Chemins de dialogues inédits 

Le lien avec l’Algérie se prolonge avec l’exposition de Mustapha Boutadjine à la Maison de quartier d’Avalix, Femmes d’Alger. Des portraits de militantes et de figures engagées dans la libération de l’Algérie comme Germaine Tillon, Gisèle Halimi ou Simone de Beauvoir. 

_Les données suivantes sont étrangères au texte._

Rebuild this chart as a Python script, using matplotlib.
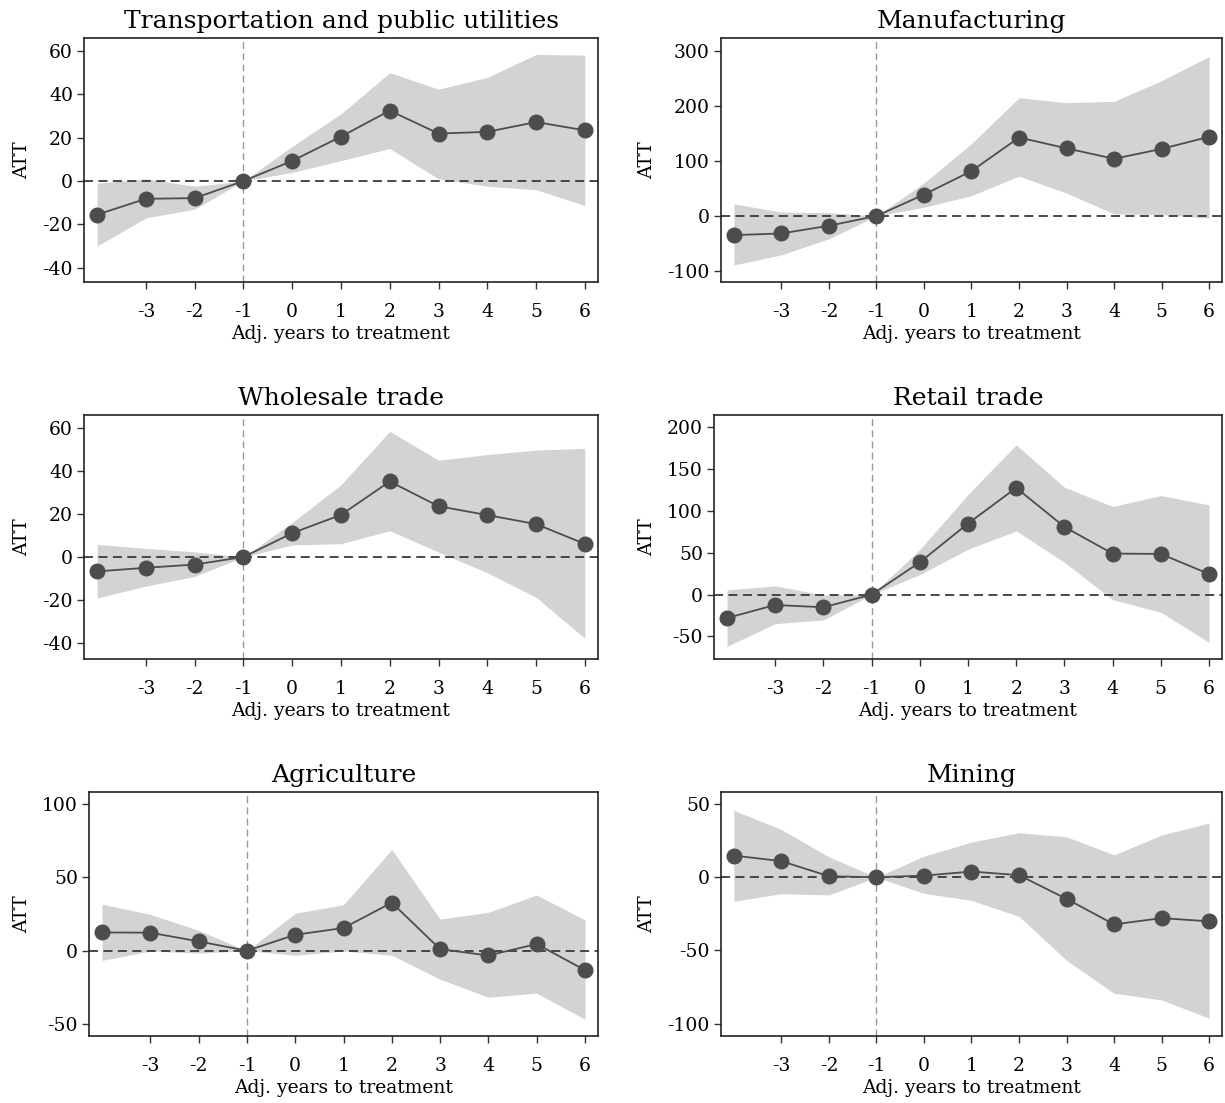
import matplotlib
matplotlib.use("Agg")
import matplotlib.pyplot as plt

plt.rcParams['font.family'] = ['DejaVu Serif']
plt.rcParams['axes.unicode_minus'] = False

# event time (first point at -4 is unlabeled on the axis)
event_time = [-4, -3, -2, -1, 0, 1, 2, 3, 4, 5, 6]
xtick_vals = [-3, -2, -1, 0, 1, 2, 3, 4, 5, 6]

titles = ["Transportation and public utilities", "Manufacturing",
          "Wholesale trade", "Retail trade", "Agriculture", "Mining"]

transport_att = [-15.5, -8.2, -7.9, 0, 9.3, 20.5, 32.5, 21.9, 22.7, 27.2, 23.4]
transport_hi = [-1, 1, -2.4, 0, 16, 31, 50, 42.4, 47.8, 58.4, 58.1]
transport_lo = [-30, -17, -13, 0, 4, 9.4, 15, 1, -2.4, -4, -11.3]

manuf_att = [-34.8, -31.7, -17.7, 0, 39, 81.7, 142.7, 123, 104, 122, 144]
manuf_hi = [22, 7.3, 6, 0, 60, 131.7, 215, 206, 208.5, 246, 290]
manuf_lo = [-89, -70.7, -41.5, 0, 15.9, 37, 72.6, 41.5, 3.7, 2.4, -3.7]

wholesale_att = [-6.7, -5.0, -3.5, 0, 11.1, 19.6, 35.1, 23.6, 19.5, 15.3, 6.1]
wholesale_hi = [5.9, 4, 2.4, 0, 16, 33.6, 58.4, 45, 47.6, 49.7, 50.5]
wholesale_lo = [-19.1, -13.5, -9, 0, 5.6, 6.2, 12.2, 2.3, -7.3, -18.7, -37.8]

retail_att = [-27.9, -12.4, -15.1, 0, 38.6, 84.9, 127.5, 80.9, 49, 48.6, 24.7]
retail_hi = [5.6, 10.4, -0.4, 0, 53.8, 119.5, 178.9, 128.3, 105.2, 118.3, 107.2]
retail_lo = [-61.8, -34.7, -30.3, 0, 23.9, 54.2, 76.1, 38.6, -6, -21.1, -57]

agri_att = [12.5, 12.3, 6.4, 0, 10.9, 15.5, 32.8, 1.1, -3.2, 4.6, -13.2]
agri_hi = [31.7, 24.8, 13.9, 0, 25.5, 31.4, 69, 21.6, 26.2, 38, 21]
agri_lo = [-6.6, -0.2, -1.6, 0, -3, -0.2, -3, -19.4, -31.7, -28.9, -46.7]

mining_att = [14.8, 11, 0.7, 0, 1.1, 3.9, 1.4, -14.8, -32.2, -27.9, -30.1]
mining_hi = [45.7, 32.6, 13.9, 0, 14.4, 24, 30.4, 27.6, 15.3, 28.8, 37]
mining_lo = [-16.4, -11.2, -12.1, 0, -11, -15.8, -26.7, -56.8, -79.2, -83.8, -96.3]

yticks_list = [[-40, -20, 0, 20, 40, 60], [-100, 0, 100, 200, 300],
               [-40, -20, 0, 20, 40, 60], [-50, 0, 50, 100, 150, 200],
               [-50, 0, 50, 100], [-100, -50, 0, 50]]
ylims = [(-46.6, 66.0), (-120, 323.6), (-47.4, 66.0), (-76.9, 214.5),
         (-58.1, 108.2), (-108.4, 58.2)]

series = [(transport_att, transport_hi, transport_lo),
          (manuf_att, manuf_hi, manuf_lo),
          (wholesale_att, wholesale_hi, wholesale_lo),
          (retail_att, retail_hi, retail_lo),
          (agri_att, agri_hi, agri_lo),
          (mining_att, mining_hi, mining_lo)]

W, H = 1225, 1103
fig = plt.figure(figsize=(W / 100, H / 100), dpi=100)

lefts = [84, 721, 84, 714, 89, 721]
rights = [598, 1222, 598, 1222, 598, 1222]
tops = [38, 38, 415, 415, 792, 792]
bottoms = [282, 282, 659, 659, 1036, 1036]

shade_col = "#d3d3d3"
line_col = "#4d4d4d"

for i in range(6):
    l, r, t, b = lefts[i], rights[i], tops[i], bottoms[i]
    ax = fig.add_axes([l / W, 1 - b / H, (r - l) / W, (b - t) / H])
    att, hi, lo = series[i]
    ax.fill_between(event_time, lo, hi, color=shade_col, linewidth=0, zorder=1)
    ax.axhline(0, color="#3a3a3a", linestyle=(0, (5, 3)), linewidth=1.3, zorder=2)
    ax.axvline(-1, color="#999999", linestyle=(0, (5, 3)), linewidth=1.0, zorder=2)
    ax.plot(event_time, att, color=line_col, linewidth=1.3, marker="o",
            markersize=10.5, markerfacecolor=line_col, markeredgecolor=line_col,
            zorder=3)
    ax.set_xlim(-4.27, 6.27)
    ax.set_ylim(*ylims[i])
    ax.set_xticks(xtick_vals)
    ax.set_xticklabels([str(v) for v in xtick_vals])
    ax.set_yticks(yticks_list[i])
    ax.set_yticklabels([str(v) for v in yticks_list[i]])
    ax.tick_params(axis="both", direction="out", length=5, width=1.0,
                   color="#333333", labelsize=13.5, pad=3)
    ax.tick_params(axis="x", pad=10)
    for s in ax.spines.values():
        s.set_linewidth(1.2)
        s.set_color("#222222")
    ax.set_title(titles[i], fontsize=18, pad=7)
    ax.set_xlabel("Adj. years to treatment", fontsize=13.5, labelpad=3)
    ax.set_ylabel("ATT", fontsize=13.5, labelpad=8)

fig.savefig("out.png", dpi=100)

Samira Negrouche, en résidence exceptionnelle à Athénor avec Floy Krouchi. 

 

Le fil d’une histoire commune entre la France et l’Algérie se tisse aussi avec l’immense Samira Negrouche. Traduite dans une trentaine de langues, la poétesse, essayiste et traductrice, a intégré l’Académie des jeux floraux, plus vieille académie de poésie au monde et plus vieille société savante d’Europe ! Deux cent trois ans après Victor Hugo et 54 ans après Léopold Sédar Senghor, elle a reçu ses lettres de maîtrise pour l’ensemble de son œuvre en mai 2023. Cette voix majeure de la poésie algérienne a fait le choix de travailler avec la bassiste et compositrice Floy Krouchi, ici, à Saint-Nazaire. À Athénor précisément. Après une résidence de création, elles vont y présenter leur projet, Tremblement, le 23 mars. Une création unique dans laquelle elles cherchent des chemins de dialogue entre musique, espace sonore et poésie, texte et voix tout en questionnant leur pratique. Parce que, contrairement au racisme, qui participe du repli sur soi et d’une peur de l’autre, la culture
permet aussi l’ouverture aux autres.
 

/// Pourquoi Frantz Fanon ? 

L’écrivain martiniquais est la figure emblématique de la critique des stéréotypes racistes. Plus de soixante ans après sa disparition, il continue d’alimenter les réflexions autour du colonialisme et de ses conséquences. Référence majeure des études postcoloniales, Frantz Fanon est aujourd’hui cité dans les textes des rappeurs. Engagé au côté du FLN en Algérie, il pose la question du racisme par le prisme de la colonisation et en appelle même à la violence dans Les Damnés de la Terre. Psychiatre et militant révolutionnaire, il innova dans sa pratique médicale en proposant de nouvelles méthodes, comme la « sociothérapie » et la « psychothérapie institutionnelle » qu’il adapta à la culture des patients musulmans algériens. C’est à la (re)découverte de sa pensée qu’invite le spectacle Sous la peau, imaginé par le musicien, compositeur et directeur d’Athénor, Camel Zekri.